There are plenty of myths about franchising. A great deal of them revolve around money. I hear these two statements a lot:
“Franchise companies make most of their profits from franchise fees.”
“If it wasn’t for those franchise fees, I’d probably consider buying a franchise business.”
In this article, I’m going to teach you all about franchisee fees, including why you pay them and how franchisors make money.
What Are Franchise Fees?
They’re the cost of entry. Paying the upfront franchise fee unlocks the door to the franchisors’ proprietary business systems and more. You get the complete setup. The franchise fee is literally a license to own and operate the franchise business. That’s why you must pay it.
Franchise Fee Costs
Today’s franchise fees range from $20,000-$50,000, unless you’re considering purchasing a Master Franchise. (Master franchises involve purchasing a large geographical area and selling franchises in that area.)
The franchise fee for a Master Franchise can run $100,000 or more.
Important: Don’t confuse the franchise fee with the total upfront cost of the franchise business opportunity. The franchise you’re interested in possibly buying doesn’t cost $40,000. It costs $175,000 when you include everything you need to open for business. Always look at the total upfront investment when you’re searching for a franchise to buy.
The “Other” Franchise Fees
There are other fees associated with owning and operating a franchise business. These include marketing fees and royalties.
When you own a franchise, one of the things you’re hoping to capitalize on is the brand. Franchisors spend thousands of dollars every year to advertise their brand. As a franchisee, you’ll be asked to do your part, too, by way of a monthly marketing fee.
Franchise marketing fees are usually based on your monthly revenue.
For instance, if your average monthly revenue is $25,000, and the franchisor charges a 2% marketing fee, you’ll have to pay your franchisor $500. (That’s $6,000 annually.) That’s a lot of money.
But it’s only a lot of money if the franchisors’ marketing isn’t doing the job.

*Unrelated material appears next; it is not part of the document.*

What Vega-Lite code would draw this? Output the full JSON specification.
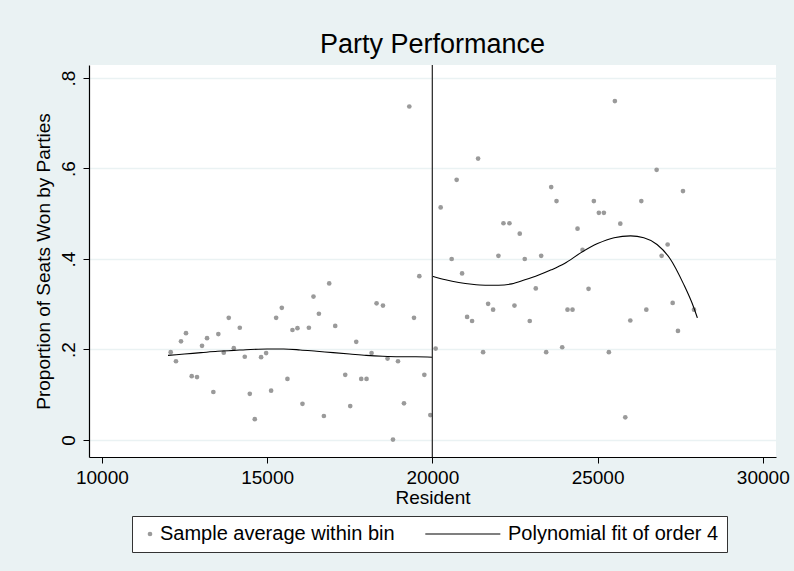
{
  "$schema": "https://vega.github.io/schema/vega-lite/v6.json",
  "width": 687,
  "height": 392,
  "autosize": {"type": "none"},
  "padding": {"left": 89, "top": 65, "right": 18, "bottom": 114},
  "background": "#EAF2F3",
  "config": {
    "view": {"fill": "white", "stroke": null},
    "font": "Liberation Sans",
    "axis": {"labelColor": "black", "titleColor": "black", "titleFontWeight": "normal", "labelFontSize": 19, "titleFontSize": 19, "domainColor": "black", "tickColor": "black", "tickSize": 6, "domainWidth": 1.2}
  },
  "title": {"text": "Party Performance", "fontSize": 27, "fontWeight": "normal", "color": "black", "baseline": "alphabetic", "offset": 11, "dy": 27, "anchor": "middle", "font": "Liberation Sans"},
  "datasets": {
    "bins": [
      {"resident": 12082, "share": 0.194, "series": "Sample average within bin"},
      {"resident": 12242, "share": 0.174, "series": "Sample average within bin"},
      {"resident": 12394, "share": 0.218, "series": "Sample average within bin"},
      {"resident": 12545, "share": 0.236, "series": "Sample average within bin"},
      {"resident": 12718, "share": 0.141, "series": "Sample average within bin"},
      {"resident": 12879, "share": 0.139, "series": "Sample average within bin"},
      {"resident": 13030, "share": 0.208, "series": "Sample average within bin"},
      {"resident": 13182, "share": 0.225, "series": "Sample average within bin"},
      {"resident": 13373, "share": 0.106, "series": "Sample average within bin"},
      {"resident": 13524, "share": 0.234, "series": "Sample average within bin"},
      {"resident": 13688, "share": 0.193, "series": "Sample average within bin"},
      {"resident": 13839, "share": 0.270, "series": "Sample average within bin"},
      {"resident": 13991, "share": 0.203, "series": "Sample average within bin"},
      {"resident": 14173, "share": 0.248, "series": "Sample average within bin"},
      {"resident": 14324, "share": 0.184, "series": "Sample average within bin"},
      {"resident": 14476, "share": 0.102, "series": "Sample average within bin"},
      {"resident": 14627, "share": 0.046, "series": "Sample average within bin"},
      {"resident": 14818, "share": 0.183, "series": "Sample average within bin"},
      {"resident": 14970, "share": 0.192, "series": "Sample average within bin"},
      {"resident": 15121, "share": 0.109, "series": "Sample average within bin"},
      {"resident": 15273, "share": 0.270, "series": "Sample average within bin"},
      {"resident": 15445, "share": 0.292, "series": "Sample average within bin"},
      {"resident": 15615, "share": 0.135, "series": "Sample average within bin"},
      {"resident": 15767, "share": 0.243, "series": "Sample average within bin"},
      {"resident": 15918, "share": 0.247, "series": "Sample average within bin"},
      {"resident": 16070, "share": 0.080, "series": "Sample average within bin"},
      {"resident": 16264, "share": 0.248, "series": "Sample average within bin"},
      {"resident": 16403, "share": 0.317, "series": "Sample average within bin"},
      {"resident": 16567, "share": 0.279, "series": "Sample average within bin"},
      {"resident": 16718, "share": 0.053, "series": "Sample average within bin"},
      {"resident": 16879, "share": 0.346, "series": "Sample average within bin"},
      {"resident": 17061, "share": 0.252, "series": "Sample average within bin"},
      {"resident": 17364, "share": 0.144, "series": "Sample average within bin"},
      {"resident": 17515, "share": 0.075, "series": "Sample average within bin"},
      {"resident": 17697, "share": 0.217, "series": "Sample average within bin"},
      {"resident": 17848, "share": 0.135, "series": "Sample average within bin"},
      {"resident": 18009, "share": 0.135, "series": "Sample average within bin"},
      {"resident": 18161, "share": 0.192, "series": "Sample average within bin"},
      {"resident": 18312, "share": 0.302, "series": "Sample average within bin"},
      {"resident": 18506, "share": 0.297, "series": "Sample average within bin"},
      {"resident": 18645, "share": 0.180, "series": "Sample average within bin"},
      {"resident": 18809, "share": 0.001, "series": "Sample average within bin"},
      {"resident": 18961, "share": 0.174, "series": "Sample average within bin"},
      {"resident": 19142, "share": 0.081, "series": "Sample average within bin"},
      {"resident": 19303, "share": 0.737, "series": "Sample average within bin"},
      {"resident": 19445, "share": 0.270, "series": "Sample average within bin"},
      {"resident": 19606, "share": 0.362, "series": "Sample average within bin"},
      {"resident": 19758, "share": 0.144, "series": "Sample average within bin"},
      {"resident": 19939, "share": 0.055, "series": "Sample average within bin"},
      {"resident": 20100, "share": 0.202, "series": "Sample average within bin"},
      {"resident": 20252, "share": 0.514, "series": "Sample average within bin"},
      {"resident": 20585, "share": 0.400, "series": "Sample average within bin"},
      {"resident": 20736, "share": 0.575, "series": "Sample average within bin"},
      {"resident": 20900, "share": 0.368, "series": "Sample average within bin"},
      {"resident": 21052, "share": 0.272, "series": "Sample average within bin"},
      {"resident": 21203, "share": 0.263, "series": "Sample average within bin"},
      {"resident": 21385, "share": 0.622, "series": "Sample average within bin"},
      {"resident": 21536, "share": 0.194, "series": "Sample average within bin"},
      {"resident": 21688, "share": 0.301, "series": "Sample average within bin"},
      {"resident": 21839, "share": 0.288, "series": "Sample average within bin"},
      {"resident": 22000, "share": 0.407, "series": "Sample average within bin"},
      {"resident": 22152, "share": 0.479, "series": "Sample average within bin"},
      {"resident": 22333, "share": 0.479, "series": "Sample average within bin"},
      {"resident": 22485, "share": 0.297, "series": "Sample average within bin"},
      {"resident": 22645, "share": 0.456, "series": "Sample average within bin"},
      {"resident": 22797, "share": 0.400, "series": "Sample average within bin"},
      {"resident": 22948, "share": 0.263, "series": "Sample average within bin"},
      {"resident": 23130, "share": 0.335, "series": "Sample average within bin"},
      {"resident": 23294, "share": 0.407, "series": "Sample average within bin"},
      {"resident": 23445, "share": 0.194, "series": "Sample average within bin"},
      {"resident": 23597, "share": 0.559, "series": "Sample average within bin"},
      {"resident": 23758, "share": 0.528, "series": "Sample average within bin"},
      {"resident": 23930, "share": 0.205, "series": "Sample average within bin"},
      {"resident": 24091, "share": 0.288, "series": "Sample average within bin"},
      {"resident": 24242, "share": 0.288, "series": "Sample average within bin"},
      {"resident": 24394, "share": 0.467, "series": "Sample average within bin"},
      {"resident": 24545, "share": 0.420, "series": "Sample average within bin"},
      {"resident": 24727, "share": 0.334, "series": "Sample average within bin"},
      {"resident": 24888, "share": 0.528, "series": "Sample average within bin"},
      {"resident": 25039, "share": 0.502, "series": "Sample average within bin"},
      {"resident": 25191, "share": 0.502, "series": "Sample average within bin"},
      {"resident": 25342, "share": 0.194, "series": "Sample average within bin"},
      {"resident": 25524, "share": 0.749, "series": "Sample average within bin"},
      {"resident": 25688, "share": 0.478, "series": "Sample average within bin"},
      {"resident": 25839, "share": 0.050, "series": "Sample average within bin"},
      {"resident": 25991, "share": 0.264, "series": "Sample average within bin"},
      {"resident": 26324, "share": 0.528, "series": "Sample average within bin"},
      {"resident": 26476, "share": 0.288, "series": "Sample average within bin"},
      {"resident": 26788, "share": 0.597, "series": "Sample average within bin"},
      {"resident": 26939, "share": 0.407, "series": "Sample average within bin"},
      {"resident": 27121, "share": 0.432, "series": "Sample average within bin"},
      {"resident": 27273, "share": 0.303, "series": "Sample average within bin"},
      {"resident": 27433, "share": 0.241, "series": "Sample average within bin"},
      {"resident": 27585, "share": 0.550, "series": "Sample average within bin"},
      {"resident": 27918, "share": 0.288, "series": "Sample average within bin"}
    ],
    "fit": [
      {"resident": 12000, "share": 0.187, "side": "left"},
      {"resident": 12500, "share": 0.190, "side": "left"},
      {"resident": 13000, "share": 0.193, "side": "left"},
      {"resident": 13500, "share": 0.196, "side": "left"},
      {"resident": 14000, "share": 0.198, "side": "left"},
      {"resident": 14500, "share": 0.200, "side": "left"},
      {"resident": 15000, "share": 0.201, "side": "left"},
      {"resident": 15500, "share": 0.201, "side": "left"},
      {"resident": 16000, "share": 0.199, "side": "left"},
      {"resident": 16500, "share": 0.196, "side": "left"},
      {"resident": 17000, "share": 0.193, "side": "left"},
      {"resident": 17500, "share": 0.190, "side": "left"},
      {"resident": 18000, "share": 0.187, "side": "left"},
      {"resident": 18500, "share": 0.185, "side": "left"},
      {"resident": 19000, "share": 0.184, "side": "left"},
      {"resident": 19500, "share": 0.184, "side": "left"},
      {"resident": 20000, "share": 0.183, "side": "left"},
      {"resident": 20000, "share": 0.362, "side": "right"},
      {"resident": 20400, "share": 0.354, "side": "right"},
      {"resident": 20800, "share": 0.348, "side": "right"},
      {"resident": 21200, "share": 0.344, "side": "right"},
      {"resident": 21600, "share": 0.342, "side": "right"},
      {"resident": 22000, "share": 0.342, "side": "right"},
      {"resident": 22400, "share": 0.345, "side": "right"},
      {"resident": 22800, "share": 0.354, "side": "right"},
      {"resident": 23200, "share": 0.364, "side": "right"},
      {"resident": 23600, "share": 0.376, "side": "right"},
      {"resident": 24000, "share": 0.390, "side": "right"},
      {"resident": 24500, "share": 0.414, "side": "right"},
      {"resident": 25000, "share": 0.434, "side": "right"},
      {"resident": 25500, "share": 0.447, "side": "right"},
      {"resident": 26000, "share": 0.451, "side": "right"},
      {"resident": 26400, "share": 0.447, "side": "right"},
      {"resident": 26800, "share": 0.432, "side": "right"},
      {"resident": 27200, "share": 0.400, "side": "right"},
      {"resident": 27600, "share": 0.345, "side": "right"},
      {"resident": 27900, "share": 0.295, "side": "right"},
      {"resident": 28020, "share": 0.270, "side": "right"}
    ],
    "cutoff": [{"resident": 20000}]
  },
  "layer": [
    {
      "data": {"name": "bins"},
      "mark": {"type": "point", "filled": true, "size": 22, "opacity": 1},
      "encoding": {
        "x": {"field": "resident", "type": "quantitative", "scale": {"domain": [9610, 30400], "nice": false, "zero": false},
              "axis": {"title": "Resident", "values": [10000, 15000, 20000, 25000, 30000], "format": "d", "grid": false, "labelPadding": 5, "titlePadding": 1}},
        "y": {"field": "share", "type": "quantitative", "scale": {"domain": [-0.0376, 0.8287], "nice": false, "zero": false},
              "axis": {"title": "Proportion of Seats Won by Parties", "values": [0, 0.2, 0.4, 0.6, 0.8],
                       "labelExpr": "datum.value == 0 ? '0' : replace(format(datum.value, '.1f'), '0.', '.')",
                       "labelAngle": -90, "labelAlign": "center", "labelBaseline": "alphabetic", "labelPadding": 9,
                       "grid": true, "gridColor": "#EAF2F3", "gridWidth": 1.5, "titlePadding": 6}},
        "color": {"field": "series", "type": "nominal",
                  "scale": {"domain": ["Sample average within bin", "Polynomial fit of order 4"], "range": ["#9a9a9a", "black"]},
                  "legend": {"orient": "none", "legendX": 43, "legendY": 451, "direction": "horizontal", "columns": 2, "title": null,
                             "labelFontSize": 20, "labelColor": "black", "fillColor": "white", "strokeColor": "#333333",
                             "padding": 8, "symbolSize": 22, "labelOffset": 0, "columnPadding": 30, "labelLimit": 400,
                             "symbolStrokeWidth": 0, "symbolOpacity": 1}},
        "shape": {"field": "series", "type": "nominal",
                  "scale": {"domain": ["Sample average within bin", "Polynomial fit of order 4"], "range": ["circle", "M-31,-0.25H1V0.25H-31Z"]}}
      }
    },
    {
      "data": {"name": "fit"},
      "mark": {"type": "line", "color": "black", "strokeWidth": 1.1, "interpolate": "monotone"},
      "encoding": {
        "x": {"field": "resident", "type": "quantitative"},
        "y": {"field": "share", "type": "quantitative"},
        "detail": {"field": "side", "type": "nominal"}
      }
    },
    {
      "data": {"name": "cutoff"},
      "mark": {"type": "rule", "color": "#333333", "strokeWidth": 1.3},
      "encoding": {"x": {"field": "resident", "type": "quantitative"}}
    }
  ]
}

In other words, if you’re paying out $6,000 and you don’t feel-or can’t measure your return on your investment, it’s a problem. Good thing there’s is an easy way to find out if the marketing fees are worth the investment. All you have to do is ask the franchisees!
In other words, when you’re doing your research, make sure you ask the franchisees you talk to how good the marketing is-and if they feel their monthly investment is advantageous to their businesses.
There’s another fee you’ll be paying as a franchisee. It’s a royalty.
Franchise royalties are usually collected by your franchisor on a monthly basis. Like marketing fees, these fees are based on a percentage of your revenue. But there’s one major difference; the percentages are higher.
Franchise royalties range from 4% of your revenue all the way up to 12% or more. The amount has to do with the type of franchise business.
For example, a food franchise is a high-volume business. A lot of individual items are purchased by a high-volume of customers.
It’s not unheard of for a food franchise business to exceed $1 million in revenue annually. Because of volume, the franchise royalties are usually on the lower end of the royalty scale, percentage-wise.
Specifically, if you own a food franchise doing $1.5 million annually, and your franchisor charges a 5% royalty, you’d be paying $75,000 in royalties to the franchisor every year.
In contrast, if you own a business consulting franchise, the royalty percentage may be 10%, which does sound high. But you’re probably not doing $1.5 million in revenue like you would be if you owned a food franchise. You’re probably doing $300,000. And franchisors don’t have to invest as much in a consulting franchise as they do in a food franchise.
FYI: Monthly royalties are where the profits are for franchisors-not the upfront franchise fee, which is a one-time payment.
As shown above, franchise fees are a necessary part of franchising.
Both parties benefit from franchise fees, marketing fees, and royalties if the franchisor offers a good business system, and the franchisee follows it.